John Edward Trenchman - pirate and smuggler
John Edward Trenchman grew up in London’s 17th century dockland, and aged 12 he ran away to sea, joining the crew of Henry Morgan, the notorious Caribbean pirate.
On his return to England years later, he set up as a smuggler on the south-east coast. Business proved good and within a year he was bringing teams of pack-horses loaded with contraband up to Croydon every month.
In 1687, a member of Trenchman’s gang was arrested after a fight in an ale house, recognised as a smuggler and sent for trial. However he turned King’s evidence to save his neck from the noose, and gave detailed information of the secret routes used by the smugglers, plus the date of their next journey to Croydon.
Customs men, with soldiers, ambushed the smugglers at Tilburstow Hill. Trenchman, though fatally wounded, managed to make his escape through the surrounding dense undergrowth, into the Fox and Hounds inn, where he died from loss of blood some hours later. The villagers of nearby Godstone took pity on the pirate who had died so far from the sea and buried him in an unmarked grave at the south end of St Nicholas' churchyard. It was then that the haunting began.
One night shortly after Trenchman’s burial, two grave diggers were hotly pursued through the churchyard of St Nicholas, by a man in seaman’s clothing who had suddenly leapt up from behind a headstone. Other people began to report seeing a shadowy figure dressed in seaman’s clothing lurking among the graves at dusk. Uncanny, weird, and frightening things began to happen in and around Godstone’s church.
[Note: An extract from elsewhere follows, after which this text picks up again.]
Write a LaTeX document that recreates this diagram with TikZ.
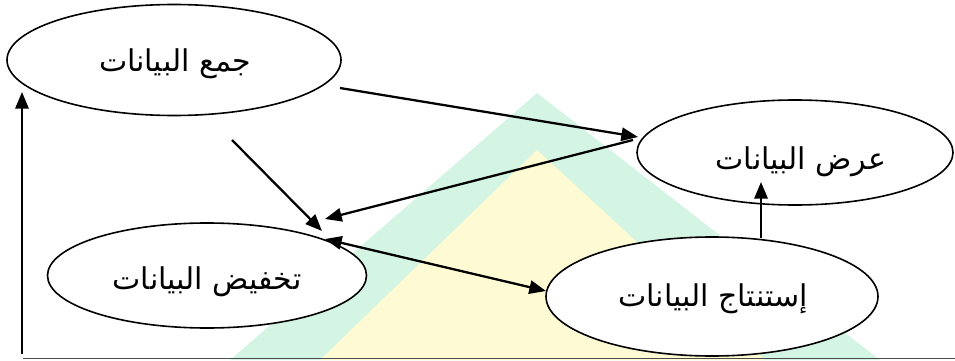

Finally the priest and churchwardens removed the pirate’s body and reburied him with a full Christian service, opposite the church doors. From then on nothing more was seen or heard of Godstone’s pirate ghost. At last he was at peace.
You will find a most unusual headstone only a few yards from the church doors of St Nicholas, the Parish Church of Godstone. Carved on it are the notorious skull and crossbones which mark the final resting place of a pirate and smuggler.